Break Through the Blank Canvas
Staring at an empty design file trying to pick a starting color is its own kind of paralysis. You scroll through Dribbble, browse palette sites, look at your competitor’s website, and still can’t commit to anything. Sometimes you just need the universe to hand you a color.
Generate 1 to 20 random colors at once, with six style modes that keep the results usable instead of chaotic. Each color shows its HEX, RGB, and HSL values. Click to copy, or grab the whole batch.
Six Modes for Six Moods
Random: truly anything goes. No constraints on hue, saturation, or lightness. Pure chaos, which is sometimes exactly what you need.
Pastel: soft tones with moderate saturation and high lightness. Instantly usable for gentle UIs, baby shower invitations, that kind of thing.
Dark: deep, low-lightness colors. Moody backgrounds, dark mode palettes, dramatic card designs.

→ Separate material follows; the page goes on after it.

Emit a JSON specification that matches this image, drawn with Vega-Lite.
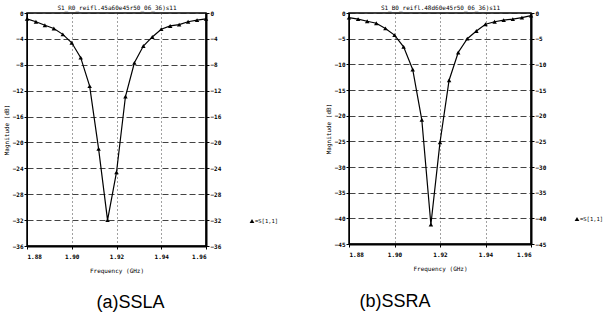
{
  "$schema": "https://vega.github.io/schema/vega-lite/v6.json",
  "padding": {"left": 2, "top": 3, "right": 0, "bottom": 0},
  "background": "white",
  "datasets": {
    "a": [
      {"f": 1.880, "db": -0.9, "trace": "S[1,1]"},
      {"f": 1.884, "db": -1.35, "trace": "S[1,1]"},
      {"f": 1.888, "db": -1.9, "trace": "S[1,1]"},
      {"f": 1.892, "db": -2.4, "trace": "S[1,1]"},
      {"f": 1.896, "db": -3.3, "trace": "S[1,1]"},
      {"f": 1.900, "db": -4.6, "trace": "S[1,1]"},
      {"f": 1.904, "db": -6.9, "trace": "S[1,1]"},
      {"f": 1.908, "db": -11.3, "trace": "S[1,1]"},
      {"f": 1.912, "db": -21.0, "trace": "S[1,1]"},
      {"f": 1.916, "db": -32.0, "trace": "S[1,1]"},
      {"f": 1.920, "db": -24.6, "trace": "S[1,1]"},
      {"f": 1.924, "db": -12.9, "trace": "S[1,1]"},
      {"f": 1.928, "db": -7.7, "trace": "S[1,1]"},
      {"f": 1.932, "db": -5.1, "trace": "S[1,1]"},
      {"f": 1.936, "db": -3.7, "trace": "S[1,1]"},
      {"f": 1.940, "db": -2.5, "trace": "S[1,1]"},
      {"f": 1.944, "db": -2.0, "trace": "S[1,1]"},
      {"f": 1.948, "db": -1.8, "trace": "S[1,1]"},
      {"f": 1.952, "db": -1.35, "trace": "S[1,1]"},
      {"f": 1.956, "db": -1.1, "trace": "S[1,1]"},
      {"f": 1.960, "db": -0.9, "trace": "S[1,1]"}
    ],
    "b": [
      {"f": 1.880, "db": -0.9, "trace": "S[1,1]"},
      {"f": 1.884, "db": -1.2, "trace": "S[1,1]"},
      {"f": 1.888, "db": -1.6, "trace": "S[1,1]"},
      {"f": 1.892, "db": -2.0, "trace": "S[1,1]"},
      {"f": 1.896, "db": -3.0, "trace": "S[1,1]"},
      {"f": 1.900, "db": -4.3, "trace": "S[1,1]"},
      {"f": 1.904, "db": -6.6, "trace": "S[1,1]"},
      {"f": 1.908, "db": -11.0, "trace": "S[1,1]"},
      {"f": 1.912, "db": -20.8, "trace": "S[1,1]"},
      {"f": 1.916, "db": -41.2, "trace": "S[1,1]"},
      {"f": 1.920, "db": -25.2, "trace": "S[1,1]"},
      {"f": 1.924, "db": -13.1, "trace": "S[1,1]"},
      {"f": 1.928, "db": -7.7, "trace": "S[1,1]"},
      {"f": 1.932, "db": -5.0, "trace": "S[1,1]"},
      {"f": 1.936, "db": -3.5, "trace": "S[1,1]"},
      {"f": 1.940, "db": -2.2, "trace": "S[1,1]"},
      {"f": 1.944, "db": -1.7, "trace": "S[1,1]"},
      {"f": 1.948, "db": -1.4, "trace": "S[1,1]"},
      {"f": 1.952, "db": -1.2, "trace": "S[1,1]"},
      {"f": 1.956, "db": -0.9, "trace": "S[1,1]"},
      {"f": 1.960, "db": -0.5, "trace": "S[1,1]"}
    ]
  },
  "config": {
    "view": {"stroke": "black", "strokeWidth": 1.5},
    "axis": {
      "labelFont": "DejaVu Sans Mono", "labelFontSize": 6, "labelFontWeight": "bold", "labelColor": "black",
      "titleFont": "DejaVu Sans Mono", "titleFontSize": 6, "titleFontWeight": "normal", "titleColor": "black",
      "tickColor": "black", "domainColor": "black", "gridColor": "#222", "gridOpacity": 0.85, "tickSize": 3, "labelPadding": 1
    },
    "legend": {"labelFont": "DejaVu Sans Mono", "labelFontSize": 5.5, "labelColor": "black"}
  },
  "spacing": 44,
  "resolve": {"scale": {"shape": "independent"}, "legend": {"shape": "independent"}},
  "hconcat": [
    {
      "width": 179, "height": 233,
      "data": {"name": "a"},
      "title": {"text": "(a)SSLA", "orient": "bottom", "font": "Liberation Sans", "fontSize": 18, "fontWeight": "normal", "color": "black", "offset": 21, "anchor": "middle", "dx": 14},
      "layer": [
        {
          "mark": {"type": "line", "color": "black", "strokeWidth": 1.2},
          "encoding": {
            "x": {"field": "f", "type": "quantitative", "scale": {"domain": [1.88, 1.96], "nice": false, "zero": false},
              "axis": {"orient": "bottom", "values": [1.88, 1.90, 1.92, 1.94, 1.96], "format": ".2f", "title": "Frequency (GHz)", "gridDash": [1, 3], "domainWidth": 2, "labelPadding": 4, "titlePadding": 8}},
            "y": {"field": "db", "type": "quantitative", "scale": {"domain": [-36, 0], "nice": false, "zero": false},
              "axis": {"orient": "left", "values": [-36, -32, -28, -24, -20, -16, -12, -8, -4, 0], "title": "Magnitude (dB)", "gridDash": [6, 3], "titlePadding": 3}}
          }
        },
        {
          "mark": {"type": "point", "filled": true, "size": 20, "color": "black", "opacity": 1},
          "encoding": {
            "x": {"field": "f", "type": "quantitative", "scale": {"domain": [1.88, 1.96], "nice": false, "zero": false},
              "axis": {"orient": "top", "labels": false, "ticks": false, "grid": false, "domain": false, "title": "S1_R0_reifl.45a60e45r50_06_36)s11", "titlePadding": 3}},
            "y": {"field": "db", "type": "quantitative", "scale": {"domain": [-36, 0], "nice": false, "zero": false},
              "axis": {"orient": "right", "values": [-36, -32, -28, -24, -20, -16, -12, -8, -4, 0], "grid": false, "title": null, "domainWidth": 2}},
            "shape": {"field": "trace", "type": "nominal", "scale": {"range": ["triangle-up"]},
              "legend": {"title": null, "orient": "none", "legendX": 222, "legendY": 205, "symbolType": "triangle-up", "symbolSize": 22, "symbolFillColor": "white", "symbolStrokeColor": "black", "symbolStrokeWidth": 1, "labelExpr": "'=' + datum.label", "labelOffset": 0}}
          }
        }
      ],
      "resolve": {"axis": {"x": "independent", "y": "independent"}}
    },
    {
      "width": 182, "height": 231,
      "data": {"name": "b"},
      "title": {"text": "(b)SSRA", "orient": "bottom", "font": "Liberation Sans", "fontSize": 18, "fontWeight": "normal", "color": "black", "offset": 22, "anchor": "middle", "dx": -45},
      "layer": [
        {
          "mark": {"type": "line", "color": "black", "strokeWidth": 1.2},
          "encoding": {
            "x": {"field": "f", "type": "quantitative", "scale": {"domain": [1.88, 1.96], "nice": false, "zero": false},
              "axis": {"orient": "bottom", "values": [1.88, 1.90, 1.92, 1.94, 1.96], "format": ".2f", "title": "Frequency (GHz)", "gridDash": [1, 3], "domainWidth": 2, "labelPadding": 4, "titlePadding": 8}},
            "y": {"field": "db", "type": "quantitative", "scale": {"domain": [-45, 0], "nice": false, "zero": false},
              "axis": {"orient": "left", "values": [-45, -40, -35, -30, -25, -20, -15, -10, -5, 0], "title": "Magnitude (dB)", "gridDash": [6, 3], "titlePadding": 3}}
          }
        },
        {
          "mark": {"type": "point", "filled": true, "size": 20, "color": "black", "opacity": 1},
          "encoding": {
            "x": {"field": "f", "type": "quantitative", "scale": {"domain": [1.88, 1.96], "nice": false, "zero": false},
              "axis": {"orient": "top", "labels": false, "ticks": false, "grid": false, "domain": false, "title": "S1_B0_reifl.48d60e45r50_06_36)s11", "titlePadding": 3}},
            "y": {"field": "db", "type": "quantitative", "scale": {"domain": [-45, 0], "nice": false, "zero": false},
              "axis": {"orient": "right", "values": [-45, -40, -35, -30, -25, -20, -15, -10, -5, 0], "grid": false, "title": null, "domainWidth": 2}},
            "shape": {"field": "trace", "type": "nominal", "scale": {"range": ["triangle-up"]},
              "legend": {"title": null, "orient": "none", "legendX": 225, "legendY": 203, "symbolType": "triangle-up", "symbolSize": 22, "symbolFillColor": "white", "symbolStrokeColor": "black", "symbolStrokeWidth": 1, "labelExpr": "'=' + datum.label", "labelOffset": 0}}
          }
        }
      ],
      "resolve": {"axis": {"x": "independent", "y": "independent"}}
    }
  ]
}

Vivid: high saturation at medium lightness. Bold, attention-grabbing. Illustrations, posters, accent elements.
Warm: hues constrained to the red-orange-yellow range. Cozy, energetic, appetizing (there’s a reason fast food brands use warm colors).
Cool: hues in the blue-green-purple range. Calm, professional, trustworthy.
The Right Way to Use Random Colors
Don’t take the whole batch and use all of them. Generate a set in the style you want, find the 2-3 colors that catch your eye, and use those as starting points for a proper palette. Take your favorite to the Palette Generator to build harmonious companions. Use the Tint & Shade Generator to create lighter and darker variations. The random color is the seed, the tools refine it into something intentional.
That said, generative art is the exception. Creative coding projects, Processing sketches, p5.js experiments, those benefit from dumping a full batch of vivid or pastel colors into your algorithm and seeing what emerges.
Game developers use the warm/cool modes to establish environment palettes. Social media creators generate batches for branded post backgrounds. Rapid prototyping fills mockup wireframes with random colors to test layout balance before the real brand colors arrive.
Each click of Generate gives you a completely new set. The randomness is real, browser’s built-in random number generator with no seeding tricks.
The Color Picker lets you refine any generated color precisely. The Color Name Finder tells you what that random color is actually called. Everything runs in your browser.